= Eaton Stannard Barrett =

Irish writer

Eaton Stannard Barrett (1786 - 20 March 1820) was an Irish poet and author of political satires. He also wrote a comic novel The Heroine (1813).

==Career==
Born in County Cork, son of Richard Barrett, gentleman (his mother's identity unknown, but conjectured to be Eleanor Stannard), Barrett attended Trinity College, Dublin, and studied law at Middle Temple, London, although he was never called to the bar. His poems, satirising Whig politics in general and Lord Grenville's special ministry in particular, went through numerous editions.

Barrett's comic gothic novel The Heroine, published in 1813, was an instant success. Further editions quickly followed in 1814 and 1815. Among those who praised the novel at the time was Jane Austen, who declared herself "very much amused by it" and called it "a delightful burlesque". The Critical Review described it as "a very spirited and laughable satire upon the various productions and the name of the novel... which have appeared for the last 18 or 19 years." Another critic praised it as "not inferior in wit and humour to Tristram Shandy, and in point of plot and interest infinitely beyond Don Quixote."

Edgar Allan Poe wrote in 1835: "There are few books written with more tact, spirit, naiveté, or grace... and none more fairly entitled to rank among the classics of English literature than the Heroine of Eaton Stannard Barrett." It was regularly read and reprinted until the early 20th century. After being neglected and out of print for almost a century, it was reissued by Valancourt Books in 2011.

Despite this literary success, little is known of Barrett's life. He appears to have died of tuberculosis in 1820, and yet he is mentioned as an author in a publication called The American Farmer, printed in Baltimore and dated 1823. Given his reported financial difficulties, it is possible, though unproven, that he fled to America to escape his debtors.
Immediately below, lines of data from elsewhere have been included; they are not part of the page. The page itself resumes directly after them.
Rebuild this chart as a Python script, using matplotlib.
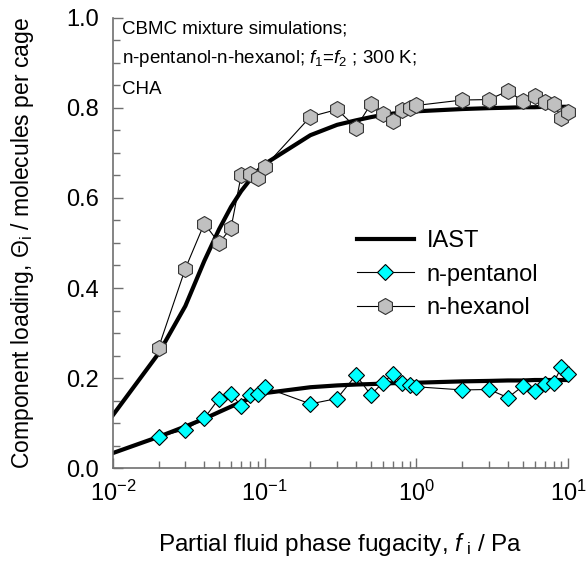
import numpy as np
import matplotlib.pyplot as plt
from matplotlib.ticker import LogLocator, MultipleLocator, FormatStrFormatter

plt.rcParams['font.family'] = ['Liberation Sans', 'DejaVu Sans']
plt.rcParams['mathtext.fontset'] = 'custom'
plt.rcParams['mathtext.rm'] = 'Liberation Sans'
plt.rcParams['mathtext.it'] = 'Liberation Sans:italic'

# CBMC data, fugacity in Pa
f_sim = [0.02, 0.03, 0.04, 0.05, 0.06, 0.07, 0.08, 0.09, 0.1,
         0.2, 0.3, 0.4, 0.5, 0.6, 0.7, 0.8, 0.9, 1.0,
         2, 3, 4, 5, 6, 7, 8, 9, 10]
pentanol = [0.070, 0.086, 0.111, 0.155, 0.166, 0.138, 0.163, 0.166, 0.180,
            0.143, 0.155, 0.207, 0.163, 0.190, 0.209, 0.190, 0.185, 0.181,
            0.174, 0.175, 0.157, 0.182, 0.172, 0.187, 0.190, 0.224, 0.209]
hexanol = [0.268, 0.443, 0.543, 0.500, 0.533, 0.650, 0.653, 0.645, 0.669,
           0.780, 0.796, 0.756, 0.808, 0.787, 0.770, 0.794, 0.800, 0.805,
           0.817, 0.818, 0.837, 0.815, 0.825, 0.813, 0.808, 0.778, 0.791]

# IAST predictions
f_iast = [0.01, 0.02, 0.03, 0.04, 0.05, 0.06, 0.07, 0.08, 0.09, 0.1,
          0.2, 0.3, 0.4, 0.5, 0.6, 0.7, 0.8, 0.9, 1.0,
          2, 3, 4, 5, 6, 7, 8, 9, 10]
iast_pentanol = [0.034, 0.070, 0.093, 0.110, 0.125, 0.137, 0.147, 0.155, 0.161, 0.167,
                 0.180, 0.184, 0.186, 0.187, 0.188, 0.189, 0.189, 0.190, 0.190,
                 0.193, 0.194, 0.195, 0.195, 0.196, 0.196, 0.196, 0.196, 0.196]
iast_hexanol = [0.118, 0.255, 0.360, 0.460, 0.530, 0.580, 0.615, 0.640, 0.660, 0.675,
                0.739, 0.762, 0.772, 0.779, 0.784, 0.787, 0.789, 0.791, 0.792,
                0.797, 0.799, 0.800, 0.801, 0.801, 0.802, 0.802, 0.802, 0.802]

fs = 17

fig = plt.figure(figsize=(5.88, 5.65), dpi=100)
ax = fig.add_axes([0.192, 0.171, 0.7745, 0.798])

ax.plot(f_iast, iast_hexanol, color='black', lw=3, label='IAST', zorder=2)
ax.plot(f_iast, iast_pentanol, color='black', lw=3, zorder=2)
ax.plot(f_sim, pentanol, '-', color='black', lw=0.8, marker='D', ms=8,
        mfc='#00FFFF', mec='black', mew=0.8, label='n-pentanol', zorder=3, clip_on=False)
ax.plot(f_sim, hexanol, '-', color='black', lw=0.8, marker='h', ms=11.5,
        mfc='#C0C0C0', mec='#333333', mew=0.8, label='n-hexanol', zorder=3, clip_on=False)

ax.set_xscale('log')
ax.set_xlim(0.01, 10)
ax.set_ylim(0, 1.0)

ax.spines['top'].set_visible(False)
ax.spines['right'].set_visible(False)
for s in ('left', 'bottom'):
    ax.spines[s].set_color('#707070')
    ax.spines[s].set_linewidth(1.2)

ax.xaxis.set_major_locator(LogLocator(base=10, numticks=10))
ax.xaxis.set_minor_locator(LogLocator(base=10, subs=np.arange(2, 10), numticks=10))
ax.yaxis.set_major_locator(MultipleLocator(0.2))
ax.yaxis.set_minor_locator(MultipleLocator(0.05))
ax.yaxis.set_major_formatter(FormatStrFormatter('%.1f'))
ax.tick_params(which='both', direction='in', color='#707070', labelsize=fs)
ax.tick_params(which='major', length=7, width=1)
ax.tick_params(which='minor', length=5, width=1)
ax.tick_params(axis='x', pad=9)
ax.tick_params(axis='y', pad=10)

ax.set_xlabel(r'Partial fluid phase fugacity, $f_{\rm \ i}$ / Pa', fontsize=17.5, labelpad=18)
ax.set_ylabel(r'Component loading, $\Theta_{\rm i}$ / molecules per cage', fontsize=16.5, labelpad=22)

ax.text(0.0115, 0.975, 'CBMC mixture simulations;', fontsize=13.5, va='center')
ax.text(0.0115, 0.908, r'n-pentanol-n-hexanol; $f_1$=$f_2$ ; 300 K;', fontsize=13.5, va='center')
ax.text(0.0115, 0.840, 'CHA', fontsize=13.5, va='center')

ax.legend(loc='upper left', bbox_to_anchor=(0.515, 0.55), frameon=False, fontsize=fs,
          handlelength=2.4, handletextpad=0.55, labelspacing=0.5, borderaxespad=0)

fig.savefig('out.png', dpi=100)
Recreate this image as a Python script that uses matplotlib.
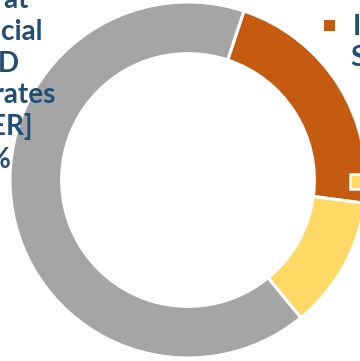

His death was recorded in The Ladies' Monthly Museum, as having taken place in Glamorgan. The author of a memorial commented: "There are few gentlemen whose private worth gained more esteem, or whose manners possessed more attractions."

In Young Ireland: A Fragment of Irish History, 1840–1845. Final Revision, Charles Gavin Duffy claims that one of Daniel O'Connell's close allies during the Repeal movement – and his least reputable associate – was Eaton Stannard Barrett's brother Richard Barrett. Duffy writes that both Richard and Eaton were "Tory newspapermen" and that Richard converted to Repeal and consequently published Dublin's Repeal newspaper The Pilot.

==List of works==
- The Rising Sun: A Serio-Comic Satiric Romance by Cervantes Hogg (1807)
- The Second Titan War Against Heaven (1807)
- All the Talents: A satirical poem in three dialogues (1807)
- "Woman" and other poems (1810)
- The Metropolis; or, a Cure for Gaming (published with Minerva Press under a pseudonym in 1811)
- The Heroine, or: Adventures of a Fair Romance Reader (1813)
- My Wife, What Wife? (1815)

== Archives ==
Manuscript poetry of Eaton Stannard Barrett (c.1809) is held at the Cadbury Research Library, University of Birmingham.